= Gap-Hamming problem =

Problem in communication complexity theory

In communication complexity, the gap-Hamming problem asks, if Alice and Bob are each given a (potentially different) string, what is the minimal number of bits that they need to exchange in order for Alice to approximately compute the Hamming distance between their strings. The solution to the problem roughly states that, if Alice and Bob are each given a string, then any communication protocol used to compute the Hamming distance between their strings does (asymptotically) no better than Bob sending his whole string to Alice. More specifically, if Alice and Bob are each given $n$-bit strings, there exists no communication protocol that lets Alice compute the hamming distance between their strings to within $\pm\sqrt{n}$ using less than $\Omega(n)$ bits.

The gap-Hamming problem has applications to proving lower bounds for many streaming algorithms, including moment frequency estimation and entropy estimation.

== Formal statement ==
In this problem, Alice and Bob each receive a string, $x \in \{\pm 1\}^n$ and $y \in \{\pm 1\}^n$, respectively, while Alice is required to compute the (partial) function,

 $$\operatorname{GHD}(x, y) = \begin{cases}
+1 & D_H(x, y) \ge \frac{n}{2} + \sqrt{n}\\
-1 & D_H(x, y) \le \frac{n}{2} - \sqrt{n}\\
- & \text{otherwise},
\end{cases}$$

using the least amount of communication possible. Here, $*$ indicates that Alice can return either of $\pm 1$ and $D_H(x, y)$ is the Hamming distance between $x$ and $y$. In other words, Alice needs to return whether Bob's string is significantly similar or significantly different from hers while minimizing the number of bits she exchanges with Bob.

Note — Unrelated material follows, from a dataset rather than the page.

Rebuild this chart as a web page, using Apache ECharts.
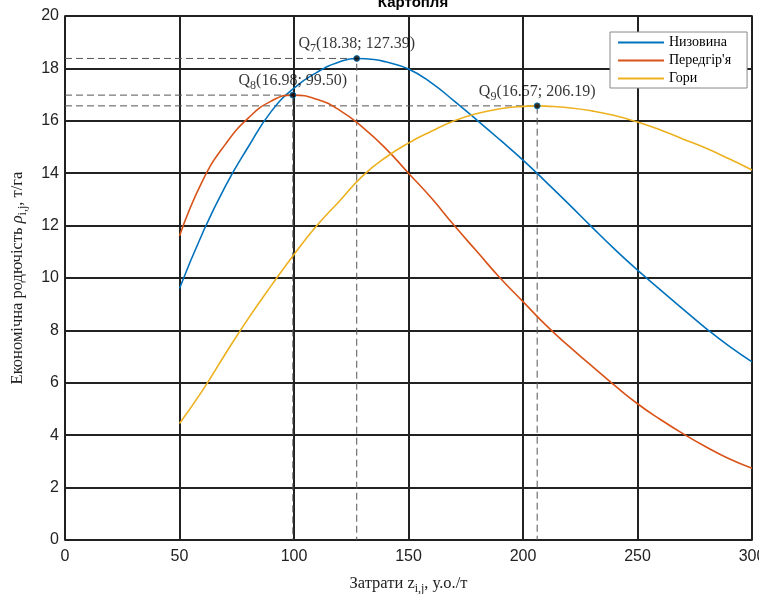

The problem's solution states that computing $\operatorname{GHD}$ requires at least $\Omega(n)$ communication. In particular, it requires $\Omega(n)$ communication even when $x$ and $y$ are chosen uniformly at random from $\{\pm 1\}^n$.

== History ==
The gap-Hamming problem was originally proposed by Indyk and Woodruff in the early 2000s, who initially proved a linear lower bound on the one-way communication complexity of the problem (where Alice is only allowed to receive data from Bob) and conjectured a linear lower bound in the general case. The question of the infinite-round case (in which Alice and Bob are allowed to exchange as many messages as desired) remained open until Chakrabarti and Regev proved, via an anti-concentration argument, that the general problem also has linear lower bound complexity, thus settling the original question completely. This result was followed by a series of other papers that sought to simplify or find new approaches to proving the desired lower bound, notably first by Vidick and later by Sherstov, and, recently, with an information-theoretic approach by Hadar, Liu, Polyanskiy, and Shayevitz.